Time flew past as we all chatted and clipped and consulted.  I was in my “arting happy place,” that same place I find myself when I draw or paint: completely oblivious to anything but what is before my eyes and in my hands.  Noon already!  And I was thrilled to look up and now see wave after wave of carefully arranged flowers, each one unique to the arranger’s designs and whims, each one including a Random Acts of Flowers card with the name of a sponsor or donor.  The flowers had come from weddings, events, florists, families; some arrived in perfect conditions, others needed serious de-constructing and trimming and rehabilitation in a fresh water bath.  Another set of volunteers had accomplished all that earlier on Monday.  Still other sets of volunteers spent hours washing and counting vases (recycled or donated), cleaning up after everyone else, and finally delivering the arrangements, delivering the smiles.

It occurred to me only as I was too tired to really do anything about it, that I should photograph some of the arrangements and paint them.  Another volunteer was talking about making prints of photos or paintings and doing cards or a calendar, thus giving the arrangements an even fuller life.  Hmmm… great idea!   So as a possible proof of concept, here are two paintings, the first one based on my favorite arrangement that I put together, the second one based on one of the volunteers’ favorites that hadn’t already been put on the delivery van by the time this inspiration struck.

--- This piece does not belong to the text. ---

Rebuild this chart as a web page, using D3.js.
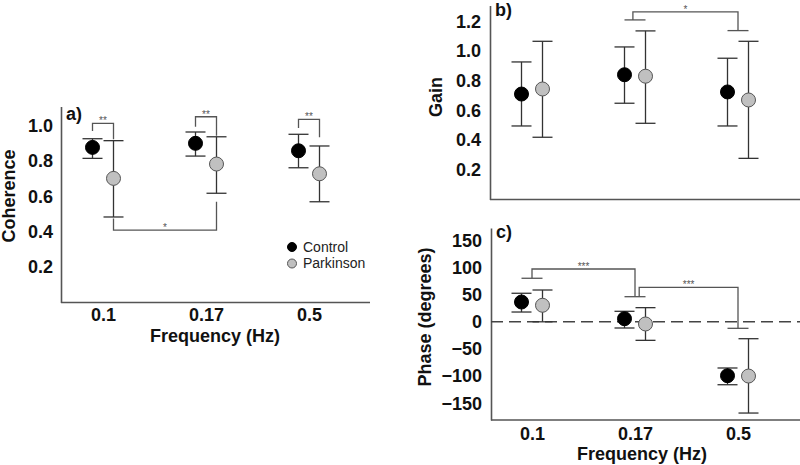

What could be better inspiration?  All the flowers and arrangements and creative arrangers that I could possibly imagine, a fun group of volunteers to work with, and smiles all around.  I’m liking Knoxville!

Technique Notes:  I photographed the arrangements in the workshop – not the best lighting, but a good tool for remembering details.

Back in my “studio” (aka the dining room table,) the first painting was lightly outlined with transparent watercolor, spattered with a toothbrush all over, then lines were drawn with ink.  Several more layers were then painted using both opaque and transparent watercolor, and highlights were emphasized with wax pencil and white Sharpie marker.

The second painting was done using the same sequence, only more wax pencil to make the batik-type white edges.  BUT after all that fuss and bother, it wasn’t as colorful as the original, and I didn’t like the proportions – wonky vase, flowers not big enough, etc….  So I fired up my Photoshop and messed around until I had it closer to what I originally intended – ain’t technology grand?

sketch of saloon building

Knoxville’s Old City

This building is about a two block walk from our apartment under the bridge on Jackson Ave, in what is now known as the Old City.  It was built in the railroad district, an Irish neighborhood.  Diagonally across the street, is a Scottish pub featuring “Tatties and Neeps”, whatever that is… I think I’ll be having that for lunch at some point soon!

The posters in the window say it is available, but I’ve heard that it’s being remodeled.  I hope they hurry so we get a chance to enjoy it!  This was drawn from the patio of the restaurant across the street, shaded by dogwood trees – a great site for plein air.